Leaving out the pictures, retype the lines from the beginning of the listing through the line containing "const endDate = new Date(2019, 3, 25)".
_ _ _
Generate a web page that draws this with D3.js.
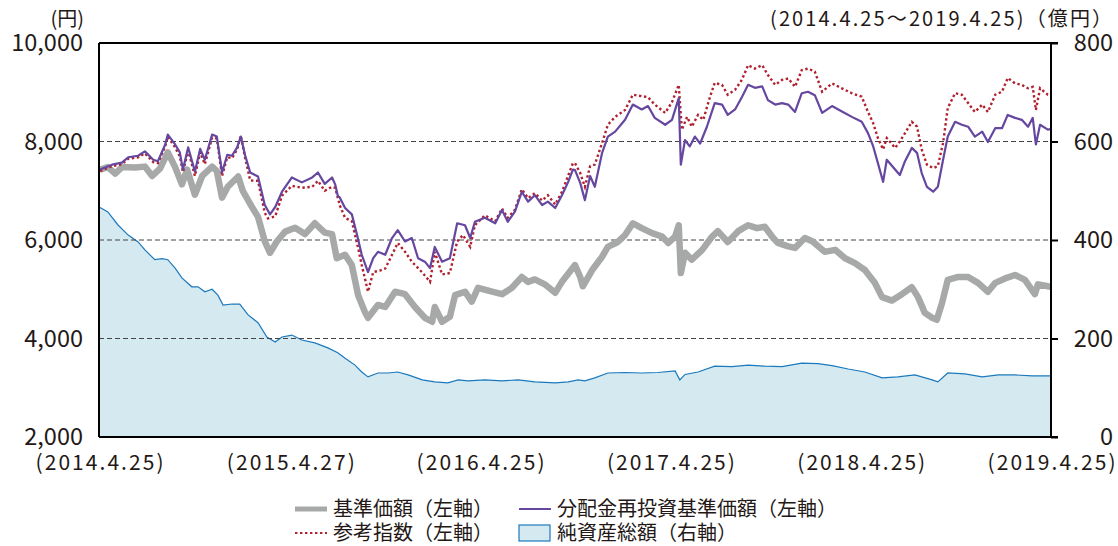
<!DOCTYPE html>
<html>
<head>
<meta charset="utf-8">
<script src="https://cdnjs.cloudflare.com/ajax/libs/d3/7.8.5/d3.min.js"></script>
<style>
  body { margin: 0; background: #fff; }
  svg text { font-family: "Noto Sans CJK JP", "Noto Sans", sans-serif; fill: #231815; }
</style>
</head>
<body>
<div id="chart-area"></div>
<script>
// period 2014.4.25 - 2019.4.25, data points are [days since start, value]
const startDate = new Date(2014, 3, 25)
const endDate = new Date(2019, 3, 25)

const xTickDates = [new Date(2014, 3, 25), new Date(2015, 3, 27), new Date(2016, 3, 25),
  new Date(2017, 3, 25), new Date(2018, 3, 25), new Date(2019, 3, 25)]
const xTickLabels = ["(2014.4.25)", "(2015.4.27)", "(2016.4.25)", "(2017.4.25)", "(2018.4.25)", "(2019.4.25)"]
const leftTicks = [2000, 4000, 6000, 8000, 10000]
const rightTicks = [0, 200, 400, 600, 800]
const gridTicks = [4000, 6000, 8000]

const seriesNames = ["基準価額（左軸）", "分配金再投資基準価額（左軸）", "参考指数（左軸）", "純資産総額（右軸）"]

// 基準価額 (円)
const basePrice = [[2,7430],[17,7480],[31,7350],[44,7480],[69,7470],[88,7490],[102,7300],[117,7450],[132,7780],[146,7480],[159,7130],[169,7430],[184,6920],[198,7300],[217,7490],[226,7400],[236,6860],[247,7080],[267,7290],[276,6990],[293,6680],[305,6470],[318,5970],[328,5740],[341,5970],[357,6170],[376,6250],[395,6120],[414,6340],[433,6150],[447,6120],[456,5630],[472,5700],[485,5490],[497,4880],[510,4540],[516,4420],[535,4680],[549,4640],[568,4950],[587,4900],[606,4640],[625,4420],[639,4340],[644,4640],[658,4340],[673,4440],[683,4880],[702,4950],[715,4750],[727,5030],[754,4950],[773,4900],[792,5030],[811,5250],[823,5150],[836,5200],[855,5100],[875,4930],[888,5150],[913,5490],[923,5250],[928,5060],[946,5390],[965,5660],[976,5860],[995,5960],[1009,6100],[1024,6340],[1041,6240],[1061,6140],[1080,6070],[1092,5940],[1105,6070],[1112,6300],[1116,5330],[1124,5740],[1137,5600],[1157,5800],[1176,6070],[1187,6180],[1206,5960],[1226,6180],[1245,6300],[1262,6240],[1277,6270],[1291,6070],[1302,5940],[1322,5870],[1335,5840],[1354,6040],[1369,5970],[1383,5840],[1392,5760],[1412,5800],[1431,5630],[1450,5530],[1469,5390],[1488,5130],[1502,4840],[1521,4770],[1540,4900],[1559,5040],[1571,4840],[1584,4520],[1598,4420],[1607,4380],[1617,4720],[1628,5190],[1648,5250],[1667,5250],[1686,5130],[1705,4950],[1719,5130],[1738,5220],[1757,5290],[1776,5190],[1795,4900],[1801,5100],[1820,5060],[1826,5050]]

// 分配金再投資基準価額 (円)
const reinvestPrice = [[2,7430],[25,7530],[44,7570],[56,7680],[75,7710],[88,7800],[104,7630],[113,7600],[127,7940],[132,8140],[146,7940],[155,7780],[161,7430],[171,7880],[184,7390],[194,7850],[203,7630],[217,8140],[226,8100],[236,7370],[246,7730],[255,7710],[265,7880],[272,8100],[280,7730],[290,7370],[305,7290],[318,6710],[328,6520],[338,6670],[351,6980],[370,7270],[389,7170],[409,7270],[420,7370],[433,7140],[447,7270],[453,7130],[458,6900],[462,6860],[472,6650],[485,6520],[495,6100],[504,5700],[516,5350],[526,5630],[535,5760],[549,5700],[562,6040],[573,6200],[587,5970],[600,6040],[612,5630],[625,5560],[635,5430],[644,5860],[658,5560],[673,5630],[687,6340],[702,6300],[712,6040],[721,6370],[740,6450],[760,6340],[773,6610],[784,6370],[798,6580],[811,6980],[823,6780],[836,6910],[850,6710],[861,6780],[875,6650],[888,6910],[900,7180],[909,7430],[913,7420],[923,7160],[932,6810],[942,7300],[951,7080],[965,7770],[976,8100],[990,8200],[1009,8440],[1024,8750],[1041,8650],[1053,8720],[1066,8480],[1086,8340],[1099,8440],[1112,8880],[1116,7530],[1124,8030],[1133,7900],[1143,8100],[1153,7960],[1166,8300],[1181,8780],[1195,8750],[1206,8540],[1220,8650],[1233,8900],[1245,9150],[1258,9090],[1272,9120],[1283,8840],[1297,8750],[1310,8780],[1322,8750],[1335,8600],[1348,8980],[1360,9010],[1373,8940],[1387,8580],[1406,8720],[1425,8610],[1444,8500],[1463,8400],[1475,8170],[1485,7900],[1494,7560],[1504,7180],[1511,7630],[1527,7430],[1536,7320],[1546,7600],[1559,7870],[1569,7770],[1578,7360],[1588,7080],[1600,6980],[1609,7080],[1619,7630],[1628,8100],[1642,8400],[1655,8340],[1667,8300],[1680,8100],[1694,8200],[1705,7990],[1719,8270],[1732,8270],[1743,8540],[1757,8480],[1770,8440],[1782,8300],[1791,8480],[1797,7940],[1805,8340],[1820,8240],[1826,8260]]

// 参考指数
const refIndex = [[2,7400],[25,7500],[44,7540],[56,7650],[75,7680],[88,7760],[104,7580],[113,7560],[127,7900],[132,8100],[146,7880],[155,7700],[161,7380],[171,7820],[184,7300],[194,7780],[203,7540],[217,8080],[226,8060],[236,7300],[246,7680],[255,7660],[265,7840],[272,8120],[280,7680],[290,7210],[305,7200],[318,6550],[324,6440],[338,6480],[351,6900],[370,7100],[389,7060],[409,7080],[420,7200],[433,7000],[447,7080],[453,7060],[462,6700],[472,6450],[485,6380],[497,5840],[504,5490],[516,4950],[526,5350],[539,5380],[549,5420],[562,5700],[573,5940],[587,5760],[600,5560],[612,5430],[621,5330],[635,5150],[644,5760],[658,5300],[673,5330],[687,5970],[698,6100],[712,5860],[721,6300],[740,6500],[760,6380],[773,6640],[784,6450],[798,6620],[811,7030],[823,6850],[836,6950],[850,6800],[861,6910],[875,6720],[888,6980],[900,7310],[909,7560],[913,7560],[923,7360],[932,7080],[942,7500],[951,7530],[965,7970],[976,8340],[990,8500],[1009,8640],[1024,8950],[1041,8920],[1053,8900],[1066,8750],[1086,8580],[1099,8800],[1112,9150],[1118,8240],[1128,8500],[1137,8300],[1149,8540],[1159,8440],[1172,8910],[1181,9190],[1195,9150],[1206,8950],[1220,9050],[1233,9250],[1245,9550],[1258,9480],[1272,9550],[1283,9350],[1297,9150],[1310,9250],[1322,9280],[1335,9110],[1348,9450],[1360,9480],[1373,9420],[1387,9010],[1406,9180],[1425,9080],[1444,8980],[1463,8910],[1475,8600],[1485,8370],[1494,8070],[1504,7840],[1511,8070],[1527,7870],[1536,8000],[1546,8170],[1559,8400],[1569,8300],[1578,7840],[1588,7530],[1600,7460],[1609,7500],[1619,7970],[1628,8680],[1642,8980],[1655,8950],[1667,8780],[1680,8600],[1694,8750],[1705,8600],[1719,8950],[1732,9010],[1743,9290],[1757,9180],[1770,9150],[1782,9080],[1791,9110],[1797,8640],[1805,9080],[1820,8950],[1826,8930]]

// 純資産総額 (億円)
const netAssets = [[2,466],[17,457],[36,431],[56,410],[75,396],[88,380],[107,360],[121,362],[132,360],[146,343],[159,323],[178,305],[190,305],[203,295],[217,300],[228,288],[238,268],[255,270],[270,270],[286,248],[305,232],[322,203],[338,193],[351,203],[370,207],[389,197],[414,191],[439,181],[458,171],[472,160],[491,146],[504,132],[516,122],[535,130],[554,130],[573,132],[593,126],[620,116],[644,112],[669,110],[689,116],[708,114],[740,116],[773,114],[804,116],[836,112],[875,110],[900,112],[919,116],[932,114],[951,120],[976,130],[1009,131],[1041,130],[1072,131],[1105,134],[1114,116],[1124,127],[1149,132],[1181,144],[1214,143],[1245,146],[1277,144],[1310,143],[1348,150],[1379,149],[1406,145],[1437,138],[1469,132],[1502,120],[1532,122],[1565,126],[1598,116],[1609,112],[1628,130],[1661,128],[1694,122],[1725,126],[1757,126],[1790,124],[1820,124],[1826,124]]

class FundChart {
  constructor(_parentElement) {
    this.parentElement = _parentElement
    this.initVis()
  }

  initVis() {
    const vis = this

    vis.MARGIN = { LEFT: 99, RIGHT: 67, TOP: 43, BOTTOM: 109 }
    vis.WIDTH = 1118 - vis.MARGIN.LEFT - vis.MARGIN.RIGHT
    vis.HEIGHT = 546 - vis.MARGIN.TOP - vis.MARGIN.BOTTOM

    vis.svg = d3.select(vis.parentElement)
      .append("svg")
      .attr("width", 1118)
      .attr("height", 546)

    vis.g = vis.svg.append("g")
      .attr("transform", `translate(${vis.MARGIN.LEFT}, ${vis.MARGIN.TOP})`)

    vis.x = d3.scaleTime().domain([startDate, endDate]).range([0, vis.WIDTH])
    vis.yLeft = d3.scaleLinear().domain([2000, 10000]).range([vis.HEIGHT, 0])
    vis.yRight = d3.scaleLinear().domain([0, 800]).range([vis.HEIGHT, 0])

    vis.dayX = d => vis.x(d3.timeDay.offset(startDate, d[0]))

    vis.drawSeries()
    vis.drawAxes()
    vis.drawLegend()
  }

  drawSeries() {
    const vis = this

    // net assets area (right axis)
    const area = d3.area()
      .x(vis.dayX)
      .y0(vis.HEIGHT)
      .y1(d => vis.yRight(d[1]))
    vis.g.append("path")
      .datum(netAssets)
      .attr("d", area)
      .attr("fill", "#d4e9f0")
    vis.g.append("path")
      .datum(netAssets)
      .attr("d", d3.line().x(vis.dayX).y(d => vis.yRight(d[1])))
      .attr("fill", "none")
      .attr("stroke", "#1b79bd")
      .attr("stroke-width", 1.2)

    // grid
    vis.g.selectAll(".grid")
      .data(gridTicks)
      .enter()
      .append("line")
      .attr("class", "grid")
      .attr("x1", 0)
      .attr("x2", vis.WIDTH)
      .attr("y1", d => vis.yLeft(d))
      .attr("y2", d => vis.yLeft(d))
      .attr("stroke", "#444")
      .attr("stroke-width", 1)
      .attr("stroke-dasharray", "5,3")

    const line = d3.line().x(vis.dayX).y(d => vis.yLeft(d[1]))

    vis.g.append("path")
      .datum(basePrice)
      .attr("d", line)
      .attr("fill", "none")
      .attr("stroke", "#a7a8a8")
      .attr("stroke-width", 6.5)
      .attr("stroke-linejoin", "round")

    vis.g.append("path")
      .datum(refIndex)
      .attr("d", line)
      .attr("fill", "none")
      .attr("stroke", "#b0202f")
      .attr("stroke-width", 2.4)
      .attr("stroke-dasharray", "2.4,2.6")

    vis.g.append("path")
      .datum(reinvestPrice)
      .attr("d", line)
      .attr("fill", "none")
      .attr("stroke", "#6547a0")
      .attr("stroke-width", 2.2)
      .attr("stroke-linejoin", "round")
  }

  drawAxes() {
    const vis = this

    // frame
    const frame = vis.g.append("g")
      .attr("stroke", "#000")
      .attr("stroke-width", 2)
    frame.append("line").attr("x1", 0).attr("x2", vis.WIDTH + 7).attr("y1", 0).attr("y2", 0)
    frame.append("line").attr("x1", 0).attr("x2", vis.WIDTH + 7).attr("y1", vis.HEIGHT).attr("y2", vis.HEIGHT)
    frame.append("line").attr("x1", 0).attr("x2", 0).attr("y1", 0).attr("y2", vis.HEIGHT)
    frame.append("line").attr("x1", vis.WIDTH).attr("x2", vis.WIDTH).attr("y1", 0).attr("y2", vis.HEIGHT)

    const yLeftAxis = vis.g.append("g")
      .call(d3.axisLeft(vis.yLeft).tickValues(leftTicks).tickSize(0).tickPadding(16).tickFormat(d3.format(",")))
    yLeftAxis.select(".domain").remove()
    yLeftAxis.selectAll("text").attr("font-size", "23.5px").attr("fill", "#231815")

    const yRightAxis = vis.g.append("g")
      .attr("transform", `translate(${vis.WIDTH}, 0)`)
      .call(d3.axisRight(vis.yRight).tickValues(rightTicks).tickSize(7))
    yRightAxis.select(".domain").remove()
    yRightAxis.selectAll("line").attr("stroke", "#000").attr("stroke-width", 2)
    yRightAxis.selectAll("text")
      .attr("x", 62)
      .attr("text-anchor", "end")
      .attr("font-size", "23.5px")
      .attr("fill", "#231815")

    const xAxis = vis.g.append("g")
      .attr("transform", `translate(0, ${vis.HEIGHT})`)
      .call(d3.axisBottom(vis.x).tickValues(xTickDates).tickSize(0).tickPadding(18)
        .tickFormat((d, i) => xTickLabels[i]))
    xAxis.select(".domain").remove()
    xAxis.selectAll("text")
      .attr("font-size", "21px")
      .attr("fill", "#231815")
      .attr("textLength", 128)
      .attr("lengthAdjust", "spacing")

    vis.svg.append("text")
      .attr("x", 84)
      .attr("y", 26)
      .attr("text-anchor", "end")
      .attr("font-size", "20px")
      .text("(円)")

    vis.svg.append("text")
      .attr("x", 1112)
      .attr("y", 26)
      .attr("text-anchor", "end")
      .attr("font-size", "20px")
      .attr("textLength", 342)
      .attr("lengthAdjust", "spacing")
      .text("(2014.4.25～2019.4.25)（億円）")
  }

  drawLegend() {
    const vis = this
    const rows = [
      { name: seriesNames[0], x: 295, y: 509, type: "gray" },
      { name: seriesNames[1], x: 519, y: 509, type: "purple" },
      { name: seriesNames[2], x: 295, y: 533, type: "red" },
      { name: seriesNames[3], x: 519, y: 533, type: "area" }
    ]
    const legend = vis.svg.append("g")
    rows.forEach(r => {
      if (r.type === "area") {
        legend.append("rect")
          .attr("x", r.x).attr("y", r.y - 8).attr("width", 31).attr("height", 16)
          .attr("fill", "#d4e9f0").attr("stroke", "#1b79bd").attr("stroke-width", 1.2)
      } else {
        const ln = legend.append("line")
          .attr("x1", r.x).attr("x2", r.x + 32).attr("y1", r.y).attr("y2", r.y)
        if (r.type === "gray") ln.attr("stroke", "#a7a8a8").attr("stroke-width", 5)
        if (r.type === "purple") ln.attr("stroke", "#6547a0").attr("stroke-width", 2)
        if (r.type === "red") ln.attr("stroke", "#b0202f").attr("stroke-width", 2).attr("stroke-dasharray", "2.4,2.6")
      }
      legend.append("text")
        .attr("x", r.x + 38)
        .attr("y", r.y)
        .attr("dy", "0.36em")
        .attr("font-size", "20px")
        .text(r.name)
    })
  }
}

new FundChart("#chart-area")
</script>
</body>
</html>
_ _ _
TASK OUTPUT:
Generate a web page that draws this with D3.js.
<!DOCTYPE html>
<html>
<head>
<meta charset="utf-8">
<script src="https://cdnjs.cloudflare.com/ajax/libs/d3/7.8.5/d3.min.js"></script>
<style>
  body { margin: 0; background: #fff; }
  svg text { font-family: "Noto Sans CJK JP", "Noto Sans", sans-serif; fill: #231815; }
</style>
</head>
<body>
<div id="chart-area"></div>
<script>
// period 2014.4.25 - 2019.4.25, data points are [days since start, value]
const startDate = new Date(2014, 3, 25)
const endDate = new Date(2019, 3, 25)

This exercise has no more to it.